Instructions for the task >> Print every entry word for word, but omit the pictures.

"""

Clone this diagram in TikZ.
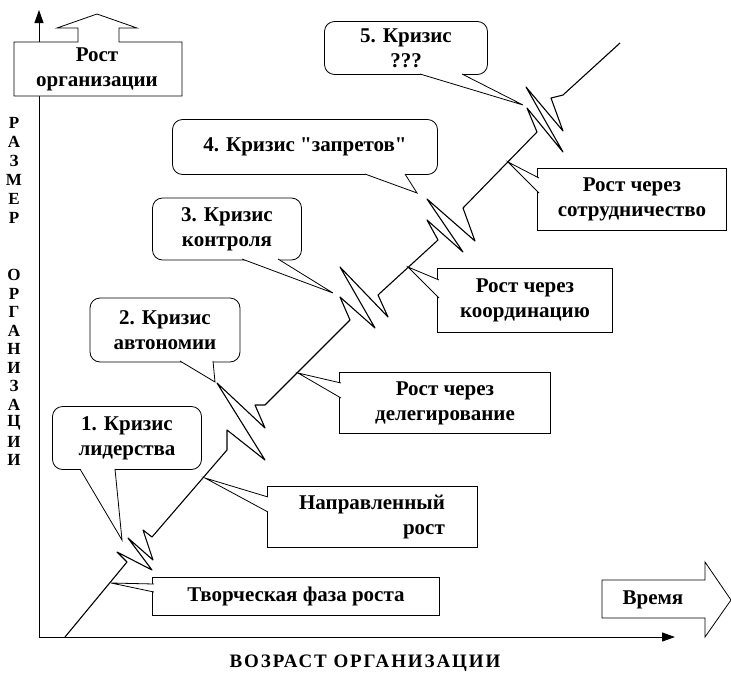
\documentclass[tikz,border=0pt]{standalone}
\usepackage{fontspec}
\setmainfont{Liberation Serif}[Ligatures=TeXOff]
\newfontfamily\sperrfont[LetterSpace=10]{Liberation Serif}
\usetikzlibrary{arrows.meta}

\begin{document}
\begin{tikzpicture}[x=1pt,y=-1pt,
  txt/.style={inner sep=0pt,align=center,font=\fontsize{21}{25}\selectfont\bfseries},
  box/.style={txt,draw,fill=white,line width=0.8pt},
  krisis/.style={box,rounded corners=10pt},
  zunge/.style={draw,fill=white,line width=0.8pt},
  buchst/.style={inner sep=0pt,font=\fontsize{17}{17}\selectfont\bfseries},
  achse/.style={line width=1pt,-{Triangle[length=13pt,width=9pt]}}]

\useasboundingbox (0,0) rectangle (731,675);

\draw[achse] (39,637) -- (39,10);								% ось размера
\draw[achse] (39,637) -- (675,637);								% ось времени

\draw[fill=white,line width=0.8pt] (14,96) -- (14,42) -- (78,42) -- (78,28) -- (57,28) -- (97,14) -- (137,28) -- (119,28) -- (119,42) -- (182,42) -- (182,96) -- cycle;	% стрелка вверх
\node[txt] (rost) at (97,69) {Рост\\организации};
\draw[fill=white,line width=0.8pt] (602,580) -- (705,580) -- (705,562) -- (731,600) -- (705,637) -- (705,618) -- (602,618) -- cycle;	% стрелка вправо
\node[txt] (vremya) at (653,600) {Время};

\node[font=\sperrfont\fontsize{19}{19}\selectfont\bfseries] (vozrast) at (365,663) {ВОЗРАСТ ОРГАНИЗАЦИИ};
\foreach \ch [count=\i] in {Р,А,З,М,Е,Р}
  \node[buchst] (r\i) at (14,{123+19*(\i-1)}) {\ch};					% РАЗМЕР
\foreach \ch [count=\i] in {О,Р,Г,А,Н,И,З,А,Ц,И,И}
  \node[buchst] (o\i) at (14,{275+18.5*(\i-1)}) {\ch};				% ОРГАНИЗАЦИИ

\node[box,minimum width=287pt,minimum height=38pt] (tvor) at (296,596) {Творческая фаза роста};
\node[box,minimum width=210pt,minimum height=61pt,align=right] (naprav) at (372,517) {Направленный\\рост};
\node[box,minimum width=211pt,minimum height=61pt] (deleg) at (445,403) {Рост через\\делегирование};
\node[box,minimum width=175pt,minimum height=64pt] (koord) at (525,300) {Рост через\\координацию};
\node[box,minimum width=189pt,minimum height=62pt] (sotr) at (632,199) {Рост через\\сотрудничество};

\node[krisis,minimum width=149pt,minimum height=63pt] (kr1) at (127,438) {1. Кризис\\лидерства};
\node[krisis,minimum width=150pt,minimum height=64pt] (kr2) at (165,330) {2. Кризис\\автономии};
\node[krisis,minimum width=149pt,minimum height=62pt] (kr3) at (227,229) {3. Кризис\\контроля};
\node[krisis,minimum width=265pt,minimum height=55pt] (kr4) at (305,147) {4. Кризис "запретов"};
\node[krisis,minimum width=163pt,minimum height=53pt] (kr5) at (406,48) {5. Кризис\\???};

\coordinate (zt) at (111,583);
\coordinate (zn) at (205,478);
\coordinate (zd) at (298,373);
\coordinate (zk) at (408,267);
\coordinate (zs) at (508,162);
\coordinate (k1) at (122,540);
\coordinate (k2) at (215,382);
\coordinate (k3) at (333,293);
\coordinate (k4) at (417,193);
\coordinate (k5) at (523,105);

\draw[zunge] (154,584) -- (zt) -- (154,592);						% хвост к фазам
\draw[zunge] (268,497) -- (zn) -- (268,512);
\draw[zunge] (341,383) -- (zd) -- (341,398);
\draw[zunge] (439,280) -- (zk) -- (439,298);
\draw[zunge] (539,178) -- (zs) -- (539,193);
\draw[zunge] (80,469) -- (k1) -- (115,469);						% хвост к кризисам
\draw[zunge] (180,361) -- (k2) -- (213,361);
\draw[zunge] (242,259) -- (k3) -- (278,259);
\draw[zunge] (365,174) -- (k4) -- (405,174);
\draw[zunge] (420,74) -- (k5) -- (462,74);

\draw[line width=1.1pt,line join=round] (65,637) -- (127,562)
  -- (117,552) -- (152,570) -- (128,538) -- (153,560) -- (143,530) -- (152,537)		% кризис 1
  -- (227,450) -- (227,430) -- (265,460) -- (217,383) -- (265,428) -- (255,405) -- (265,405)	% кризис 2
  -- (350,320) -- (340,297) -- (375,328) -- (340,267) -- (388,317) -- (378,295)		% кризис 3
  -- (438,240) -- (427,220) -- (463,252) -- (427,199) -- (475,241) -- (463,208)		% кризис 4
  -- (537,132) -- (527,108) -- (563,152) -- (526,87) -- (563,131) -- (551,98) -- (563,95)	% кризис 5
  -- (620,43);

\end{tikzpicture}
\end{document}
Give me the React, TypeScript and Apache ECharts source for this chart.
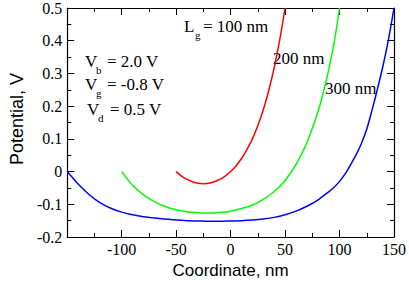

"""

Answer to this exercise >>
Clone this diagram in TikZ.
\documentclass[tikz,border=0pt]{standalone}
\usepackage{fontspec}
\setmainfont{Liberation Serif}[Ligatures=TeXOff]
\newfontfamily\sperrfont[LetterSpace=10]{Liberation Serif}
\usetikzlibrary{arrows.meta}

\begin{document}
\begin{tikzpicture}[x=1pt,y=-1pt,
  txt/.style={inner sep=0pt,align=center,font=\fontsize{21}{25}\selectfont\bfseries},
  box/.style={txt,draw,fill=white,line width=0.8pt},
  krisis/.style={box,rounded corners=10pt},
  zunge/.style={draw,fill=white,line width=0.8pt},
  buchst/.style={inner sep=0pt,font=\fontsize{17}{17}\selectfont\bfseries},
  achse/.style={line width=1pt,-{Triangle[length=13pt,width=9pt]}}]

\useasboundingbox (0,0) rectangle (731,675);

\draw[achse] (39,637) -- (39,10);								% ось размера
\draw[achse] (39,637) -- (675,637);								% ось времени

\draw[fill=white,line width=0.8pt] (14,96) -- (14,42) -- (78,42) -- (78,28) -- (57,28) -- (97,14) -- (137,28) -- (119,28) -- (119,42) -- (182,42) -- (182,96) -- cycle;	% стрелка вверх
\node[txt] (rost) at (97,69) {Рост\\организации};
\draw[fill=white,line width=0.8pt] (602,580) -- (705,580) -- (705,562) -- (731,600) -- (705,637) -- (705,618) -- (602,618) -- cycle;	% стрелка вправо
\node[txt] (vremya) at (653,600) {Время};

\node[font=\sperrfont\fontsize{19}{19}\selectfont\bfseries] (vozrast) at (365,663) {ВОЗРАСТ ОРГАНИЗАЦИИ};
\foreach \ch [count=\i] in {Р,А,З,М,Е,Р}
  \node[buchst] (r\i) at (14,{123+19*(\i-1)}) {\ch};					% РАЗМЕР
\foreach \ch [count=\i] in {О,Р,Г,А,Н,И,З,А,Ц,И,И}
  \node[buchst] (o\i) at (14,{275+18.5*(\i-1)}) {\ch};				% ОРГАНИЗАЦИИ

\node[box,minimum width=287pt,minimum height=38pt] (tvor) at (296,596) {Творческая фаза роста};
\node[box,minimum width=210pt,minimum height=61pt,align=right] (naprav) at (372,517) {Направленный\\рост};
\node[box,minimum width=211pt,minimum height=61pt] (deleg) at (445,403) {Рост через\\делегирование};
\node[box,minimum width=175pt,minimum height=64pt] (koord) at (525,300) {Рост через\\координацию};
\node[box,minimum width=189pt,minimum height=62pt] (sotr) at (632,199) {Рост через\\сотрудничество};

\node[krisis,minimum width=149pt,minimum height=63pt] (kr1) at (127,438) {1. Кризис\\лидерства};
\node[krisis,minimum width=150pt,minimum height=64pt] (kr2) at (165,330) {2. Кризис\\автономии};
\node[krisis,minimum width=149pt,minimum height=62pt] (kr3) at (227,229) {3. Кризис\\контроля};
\node[krisis,minimum width=265pt,minimum height=55pt] (kr4) at (305,147) {4. Кризис "запретов"};
\node[krisis,minimum width=163pt,minimum height=53pt] (kr5) at (406,48) {5. Кризис\\???};

\coordinate (zt) at (111,583);
\coordinate (zn) at (205,478);
\coordinate (zd) at (298,373);
\coordinate (zk) at (408,267);
\coordinate (zs) at (508,162);
\coordinate (k1) at (122,540);
\coordinate (k2) at (215,382);
\coordinate (k3) at (333,293);
\coordinate (k4) at (417,193);
\coordinate (k5) at (523,105);

\draw[zunge] (154,584) -- (zt) -- (154,592);						% хвост к фазам
\draw[zunge] (268,497) -- (zn) -- (268,512);
\draw[zunge] (341,383) -- (zd) -- (341,398);
\draw[zunge] (439,280) -- (zk) -- (439,298);
\draw[zunge] (539,178) -- (zs) -- (539,193);
\draw[zunge] (80,469) -- (k1) -- (115,469);						% хвост к кризисам
\draw[zunge] (180,361) -- (k2) -- (213,361);
\draw[zunge] (242,259) -- (k3) -- (278,259);
\draw[zunge] (365,174) -- (k4) -- (405,174);
\draw[zunge] (420,74) -- (k5) -- (462,74);

\draw[line width=1.1pt,line join=round] (65,637) -- (127,562)
  -- (117,552) -- (152,570) -- (128,538) -- (153,560) -- (143,530) -- (152,537)		% кризис 1
  -- (227,450) -- (227,430) -- (265,460) -- (217,383) -- (265,428) -- (255,405) -- (265,405)	% кризис 2
  -- (350,320) -- (340,297) -- (375,328) -- (340,267) -- (388,317) -- (378,295)		% кризис 3
  -- (438,240) -- (427,220) -- (463,252) -- (427,199) -- (475,241) -- (463,208)		% кризис 4
  -- (537,132) -- (527,108) -- (563,152) -- (526,87) -- (563,131) -- (551,98) -- (563,95)	% кризис 5
  -- (620,43);

\end{tikzpicture}
\end{document}
Give me the React, TypeScript and Apache ECharts source for this chart.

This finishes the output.